6. Somebody’s Out There
This song was the group’s most significant commercial success despite many people remembering other songs more than this one. It was the lead single on Triumph’s eighth studio release, “The Sport of Kings.” Interestingly, the group hadn’t planned on adding it, but their producer didn’t hear a song on the album he thought would be a radio single.
5. Air Raid
This track was a precursor to the song “Allied Forces.” Additionally, it was a “sonic experiment” orchestrated after the band relocated to a new home studio. Shows became a way for the group to hype up the crowd for the rest of the show. It’s also a standout from the rest of the group’s catalog because it doesn’t have the same upbeat sound.
4. Hold On
This song was the first time the group saw enough airplay to make the charts. Like other songs in the group’s catalog, it’s an uplifting song that reminds listeners that struggles will pass.
3. Magic Power
According to Songfacts, Rik Emmet’s lyrics were a throwback to his childhood. He credits John Sebastian’s “Do You Believe in Magic” and Pete Townsend’s “Won’t Get Fooled Again” as inspiration.
2. Fight the Good Fight
We often feel like no matter what we do; things will never turn outright. This song is a good choice if you need a power anthem to jump-start your day.

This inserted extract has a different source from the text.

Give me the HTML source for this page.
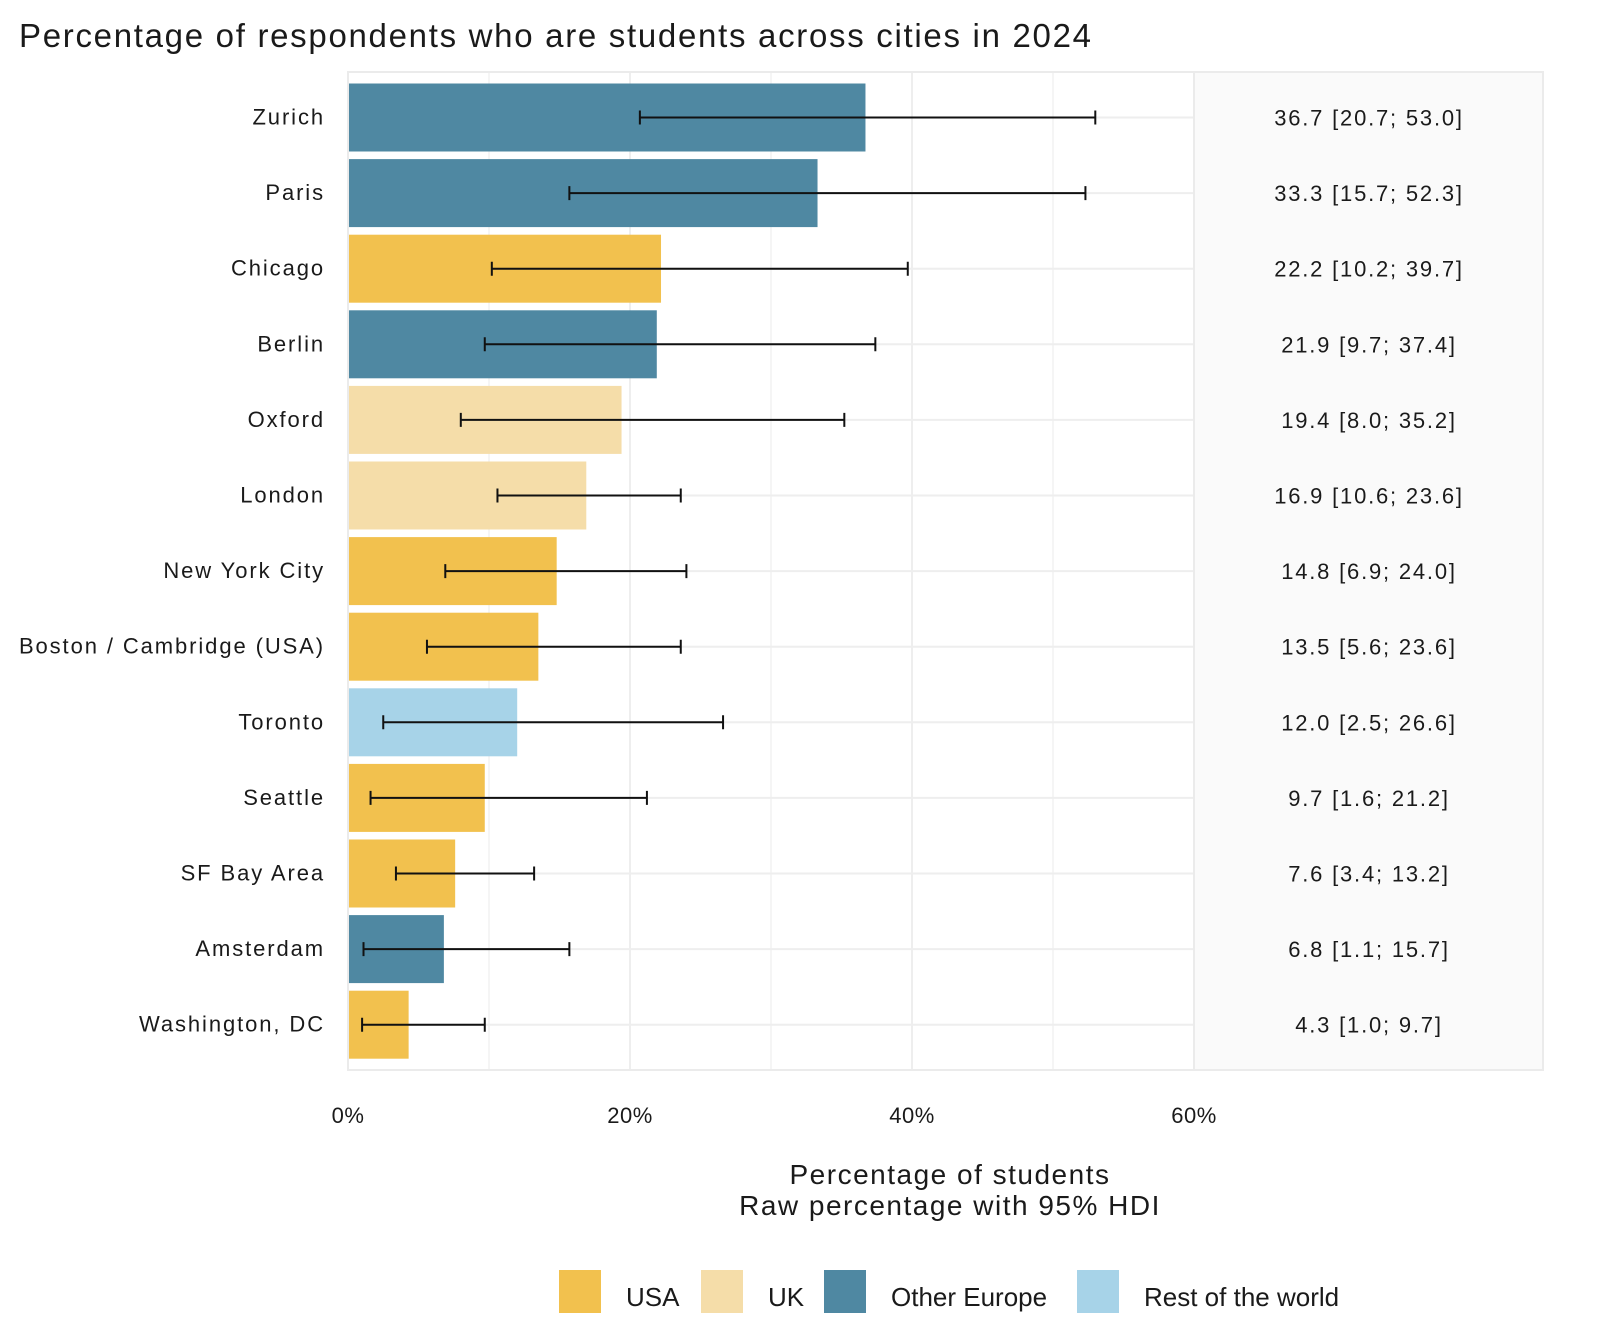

As you listen to the music, you will hear the Bible verse 2 Timothy 4:7, “I have fought the good fight, I have finished the race, I have kept the faith.”
1. Lay It On The Line
Even though the song saw some success in the United States, it was much more popular in Canada, earning Triumph their first Juno Award nomination in 1979. Some fans thought the song was about someone special, but Emmet assured them it’s just about honesty and wanting to be authentic.
Bruce Springsteen once said, “the best music is essentially there to provide you something to face the world with.” One thing Triumph has done is to use its musical platform to effect social change. Many concerts they’ve done over the years have benefited several charities and causes, including Ethiopian Famine Release in 1985 and helping victims of the tsunami in 2005.